Le Tractalus de substantia orbis, le commentaire d’Averroès sur la Métaphysique d’Aristote sont les sources où Burley a puisé ce qu’il dit des moteurs célestes[1].

« Selon ce que dit le Commentateur au XIIe livre de la Métaphysique, il faut comprendre que chaque orbe céleste possède un moteur qui est conjoint ou approprié à cet orbe ; en sorte que chaque orbe a un mouvement qui lui est propre ci qui varie d’un orbe à l’autre.

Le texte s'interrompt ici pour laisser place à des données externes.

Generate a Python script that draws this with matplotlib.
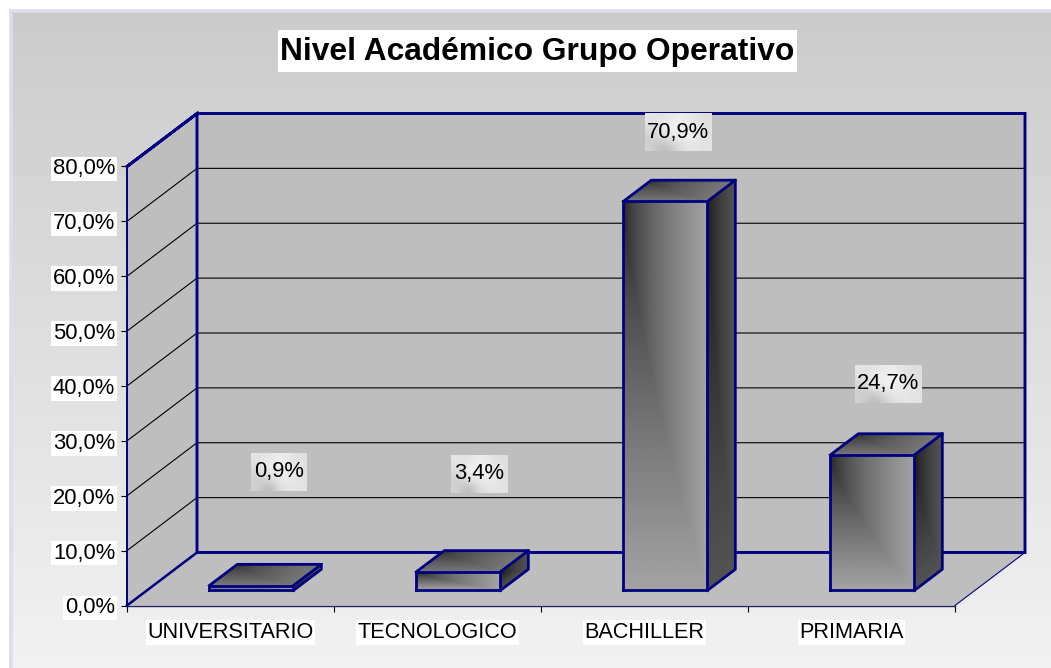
import numpy as np
import matplotlib
matplotlib.use("Agg")
import matplotlib.pyplot as plt
from matplotlib.patches import Rectangle

categories = ["UNIVERSITARIO", "TECNOLOGICO", "BACHILLER", "PRIMARIA"]
values = [0.9, 3.4, 70.9, 24.7]
value_labels = ["0,9%", "3,4%", "70,9%", "24,7%"]
y_ticks = [0, 10, 20, 30, 40, 50, 60, 70, 80]
y_tick_labels = ["0,0%", "10,0%", "20,0%", "30,0%", "40,0%", "50,0%", "60,0%", "70,0%", "80,0%"]
# where each value label sits relative to the top of its bar, pixels
label_offsets = [(29, 114), (22, 98), (14, 69), (17, 71)]
# mottled fill behind the value labels
label_texture = [[0.90, 0.88, 0.93, 0.90, 0.86],
                 [0.87, 0.93, 0.95, 0.92, 0.88],
                 [0.84, 0.92, 0.94, 0.93, 0.87],
                 [0.80, 0.84, 0.91, 0.92, 0.88],
                 [0.83, 0.70, 0.86, 0.90, 0.89]]

W, H = 1051, 668
NAVY = "#000080"
WALL = "#bebebe"
plt.rcParams["font.family"] = ["Liberation Sans", "DejaVu Sans"]

fig = plt.figure(figsize=(W / 100, H / 100), dpi=100, facecolor="white")

# panel behind the chart
bg = fig.add_axes([0, 0, 1, 1], zorder=0)
grad = np.linspace(0.795, 0.945, 200).reshape(-1, 1)
bg.imshow(grad, extent=(12, W, H, 12), cmap="gray", vmin=0, vmax=1, aspect="auto")
bg.set_xlim(0, W)
bg.set_ylim(H, 0)
bg.axis("off")
bg.plot([10.5, 10.5], [9, H], color="#dcdcf0", lw=2.6, solid_capstyle="butt")
bg.plot([9, W], [10.5, 10.5], color="#dcdcf0", lw=2.6, solid_capstyle="butt")
bg.add_patch(Rectangle((278, 30), 519, 42, facecolor="white", edgecolor="none"))

# front plane of the 3d box is the real axes
ax = fig.add_axes([127 / W, (H - 605.5) / H, 828 / W, 439 / H], zorder=1)
ax.set_xlim(0, 4)
ax.set_ylim(0, 80)
ax.patch.set_alpha(0)
for s in ax.spines.values():
    s.set_visible(False)

wall_dx = 70 / 207
wall_dy = 9.66
top = 80

ax.fill([0, wall_dx, wall_dx, 0], [0, wall_dy, top + wall_dy, top], color=WALL, lw=0, clip_on=False, zorder=1)
ax.fill([wall_dx, 4 + wall_dx, 4 + wall_dx, wall_dx], [wall_dy, wall_dy, top + wall_dy, top + wall_dy],
        color=WALL, lw=0, clip_on=False, zorder=1)
ax.fill([0, 4, 4 + wall_dx, wall_dx], [0, 0, wall_dy, wall_dy], color=WALL, lw=0, clip_on=False, zorder=1)

for t in y_ticks[1:-1]:
    ax.plot([0, wall_dx, 4 + wall_dx], [t, t + wall_dy, t + wall_dy], color="black", lw=0.8, clip_on=False, zorder=2)

# box outline
ax.plot([0, 0], [0, top], color=NAVY, lw=1.4, clip_on=False, zorder=3)
ax.plot([0, wall_dx, 4 + wall_dx, 4 + wall_dx, wall_dx, wall_dx, 0],
        [top, top + wall_dy, top + wall_dy, wall_dy, wall_dy, top + wall_dy, top],
        color=NAVY, lw=2.1, clip_on=False, zorder=3, solid_joinstyle="miter")
ax.plot([0, wall_dx], [0, wall_dy], color=NAVY, lw=1.8, clip_on=False, zorder=3)
ax.plot([0, 4], [0, 0], color="#20205a", lw=1.0, clip_on=False, zorder=3)
ax.plot([4, 4 + wall_dx], [0, wall_dy], color=NAVY, lw=0.8, clip_on=False, zorder=3)


def shade(low, high):
    # gradient with a diagonal crease, dark at the top left corner
    u, v = np.meshgrid(np.linspace(0, 1, 60), np.linspace(0, 1, 60))
    t = np.maximum(u ** 0.6, v ** 0.8)
    return low + (high - low) * t, u, v


bar_w = 84 / 207
front = 0.283
depth = 0.4
nudge = 1.0 / 207
for i, val in enumerate(values):
    x0 = i + 0.5 - bar_w / 2 + front * wall_dx + nudge
    x1 = x0 + bar_w
    y0 = front * wall_dy
    y1 = y0 + val
    ddx = depth * wall_dx
    ddy = depth * wall_dy

    # front face
    c, u, v = shade(0.12, 0.64)
    ax.pcolormesh(x0 + u * bar_w, y1 - v * val, c, cmap="gray", vmin=0, vmax=1, shading="gouraud",
                  clip_on=False, zorder=4)
    # right side
    c, u, v = shade(0.08, 0.33)
    ax.pcolormesh(x1 + u * ddx, y1 + u * ddy - v * val, c, cmap="gray", vmin=0, vmax=1, shading="gouraud",
                  clip_on=False, zorder=4)
    # top
    c, u, v = shade(0.18, 0.47)
    ax.pcolormesh(x0 + (1 - v) * ddx + u * bar_w, y1 + (1 - v) * ddy, c, cmap="gray", vmin=0, vmax=1,
                  shading="gouraud", clip_on=False, zorder=4)

    ax.plot([x0, x1, x1, x0, x0], [y0, y0, y1, y1, y0], color=NAVY, lw=2.0, clip_on=False, zorder=5,
            solid_joinstyle="miter")
    ax.plot([x0, x0 + ddx, x1 + ddx, x1], [y1, y1 + ddy, y1 + ddy, y1], color=NAVY, lw=2.0, clip_on=False, zorder=5)
    ax.plot([x1 + ddx, x1 + ddx, x1], [y1 + ddy, y0 + ddy, y0], color=NAVY, lw=2.0, clip_on=False, zorder=5)

ax.set_xticks([0, 1, 2, 3, 4])
ax.set_xticklabels([])
ax.set_yticks(y_ticks)
ax.set_yticklabels(y_tick_labels, fontsize=15.8, color="black",
                   bbox=dict(facecolor="white", edgecolor="none", pad=1.2))
ax.tick_params(axis="both", length=4.5, width=0.8, color="black")
ax.tick_params(axis="y", pad=4)

for i, name in enumerate(categories):
    ax.annotate(name, (i + 0.5, 0), xycoords="data", xytext=(0, -27), textcoords="offset pixels",
                ha="center", va="center", fontsize=15.55, color="black", annotation_clip=False,
                bbox=dict(facecolor="white", edgecolor="none", pad=1.2))

fig.text(537.5 / W, (H - 52) / H, "Nivel Académico Grupo Operativo", ha="center", va="center", fontsize=22.9,
         fontweight="bold", color="black", zorder=6)

# value labels on small textured boxes
fig.canvas.draw()
for i, val in enumerate(values):
    cx = i + 0.5 + front * wall_dx
    px, py = ax.transData.transform((cx, front * wall_dy + val))
    ox, oy = label_offsets[i]
    bw = 56 if len(value_labels[i]) == 4 else 67
    box = fig.add_axes([(px + ox - bw / 2) / W, (py + oy - 19) / H, bw / W, 38 / H], zorder=7)
    box.imshow(label_texture, cmap="gray", vmin=0, vmax=1, aspect="auto", interpolation="bicubic")
    box.axis("off")
    box.text(0.5, 0.5, value_labels[i], transform=box.transAxes, ha="center", va="center",
             fontsize=15.8, color="black")

plt.savefig("out.png", dpi=100, facecolor="white")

Outre ces moteurs appropriés, il y a un Moteur séparé qui est le Dieu de gloire.

» C’est à cause du moteur conjoint que le mouvement de chaque ciel s’accomplit dans le temps ; en effet, en ce mouvement du ciel, la succession provient du moteur conjoint qui est de force finie. C’est du Moteur séparé que le mouvement du ciel tient son éternité ; en effet, comme le dit le Commentateur, le Moteur n’existait pas, le moteur conjoint mouvrait seulement pendant un temps fini.

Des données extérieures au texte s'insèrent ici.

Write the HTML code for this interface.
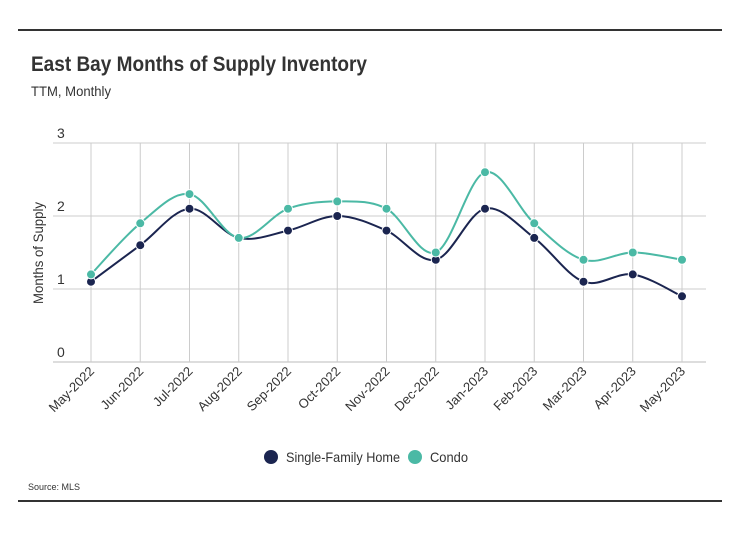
<!DOCTYPE html>
<html><head><meta charset="utf-8"><style>
body{margin:0;background:#fff;font-family:"Liberation Sans",sans-serif}
svg{display:block}
</style></head><body>
<svg width="740" height="533">
<line x1="18" y1="30" x2="722" y2="30" stroke="#333" stroke-width="2"/>
<line x1="18" y1="501" x2="722" y2="501" stroke="#333" stroke-width="2"/>
<text x="31" y="71" font-size="21" font-weight="bold" fill="#333" textLength="336" lengthAdjust="spacingAndGlyphs">East Bay Months of Supply Inventory</text>
<text x="31" y="96" font-size="14" fill="#333" textLength="80" lengthAdjust="spacingAndGlyphs">TTM, Monthly</text>
<text transform="translate(43,253) rotate(-90)" text-anchor="middle" font-size="14" fill="#333" textLength="102" lengthAdjust="spacingAndGlyphs">Months of Supply</text>
<g id="grid"></g><g id="lines"></g><g id="pts"></g><g id="xl"></g>
<g>
<circle cx="271" cy="457" r="7" fill="#1b2550"/>
<text x="286" y="462" font-size="14" fill="#333" textLength="114" lengthAdjust="spacingAndGlyphs">Single-Family Home</text>
<circle cx="415" cy="457" r="7" fill="#4bb9a5"/>
<text x="430" y="462" font-size="14" fill="#333" textLength="38" lengthAdjust="spacingAndGlyphs">Condo</text>
</g>
<text x="28" y="490" font-size="9" fill="#333">Source:  MLS</text>
</svg>
<script>
const categories=["May-2022","Jun-2022","Jul-2022","Aug-2022","Sep-2022","Oct-2022","Nov-2022","Dec-2022","Jan-2023","Feb-2023","Mar-2023","Apr-2023","May-2023"];
const sfhValues=[1.1,1.6,2.1,1.7,1.8,2.0,1.8,1.4,2.1,1.7,1.1,1.2,0.9];
const condoValues=[1.2,1.9,2.3,1.7,2.1,2.2,2.1,1.5,2.6,1.9,1.4,1.5,1.4];
const yTicks=[0,1,2,3];
const NS="http://www.w3.org/2000/svg";
const x=i=>91+i*(682-91)/(categories.length-1);
const y=v=>362-v*73;
function mk(t,a,p){const e=document.createElementNS(NS,t);for(const k in a)e.setAttribute(k,a[k]);p.appendChild(e);return e;}
const g=document.getElementById('grid');
yTicks.forEach(t=>{
 const l=mk('line',{x1:53,x2:706,y1:y(t),y2:y(t),stroke:t==0?'#bbb':'#ccc'},g);
 
 
 const tx=mk('text',{x:57,y:y(t)-5,'font-size':14,fill:'#333'},g);tx.textContent=t;
 
 
});
const xl=document.getElementById('xl');
categories.forEach((c,i)=>{
 const l=mk('line',{x1:x(i),x2:x(i),y1:y(3),y2:y(0),stroke:'#ccc'},g);
 
 
 const tx=mk('text',{transform:`translate(${x(i)+4},${y(0)+10}) rotate(-45)`,'text-anchor':'end','font-size':13,fill:'#333'},xl);tx.textContent=c;
 
 
});
function curve(vals){
 const P=vals.map((v,i)=>[x(i),y(v)]);let d=`M${P[0][0]},${P[0][1]}`;
 for(let i=0;i<P.length-1;i++){const p0=P[i-1]||P[i],p1=P[i],p2=P[i+1],p3=P[i+2]||p2;
  d+=`C${p1[0]+(p2[0]-p0[0])/6},${p1[1]+(p2[1]-p0[1])/6} ${p2[0]-(p3[0]-p1[0])/6},${p2[1]-(p3[1]-p1[1])/6} ${p2[0]},${p2[1]}`;}
 return d;}
const L=document.getElementById('lines'),Pg=document.getElementById('pts');
[[sfhValues,'#1b2550','sfh'],[condoValues,'#4bb9a5','condo']].forEach(([vals,col,n])=>{
 const p=mk('path',{d:curve(vals),fill:'none',stroke:col,'stroke-width':2},L);
 
 
 vals.forEach((v,i)=>{const c=mk('circle',{cx:x(i),cy:y(v),r:4.5,fill:col,stroke:'#fff','stroke-width':1},Pg);
  
  });
});
</script>
</body></html>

» Pour comprendre cela, il faut savoir que le moteur conjoint ou approprié meut son ciel en vue du Moteur séparé, afin de se rendre semblable à celui-ci. Le moteur approprié meut [son ciel] afin de conserver sa propre perfection, de même qu’un homme se promène de temps en temps pour conserver la santé qu’il possède. Or le moteur conjoint conserve sa perfection par cela qu’il se rend semblable au Moteur séparé, et c’est seulement par le mouvement qu’il se peut rendre semblable au Moteur séparé. Le moteur conjoint meut donc le ciel uniquement en vue du Moteur séparé et afin de se rendre semblable à celui-ci. En effet, le Moteur séparé est cause de toutes choses, et les moteurs conjoints s’assimilent à lui en devenant causes de certaines choses ; mais s’ils sont causes de certaines choses, c’est qu’ils les amènent à l’existence par l’intermédiaire des mouvements du ciel. Voilà pourquoi, par le mouvement, les moteurs conjoints se rendent semblables au Moteur séparé, attendu que, par le mouvement, ils sont causes de certaines choses et deviennent semblables à la Cause première de toutes choses.

» Quant au Moteur séparé, ce Philosophe entend-il qu’il meuve à titre de cause efficiente ou, seulement, à titre de cause finale ? Cela semble douteux. Je crois cependant que, selon l’intention

  1. Walter Burley, ibid. ; éd. cit., fol. 228, col. d.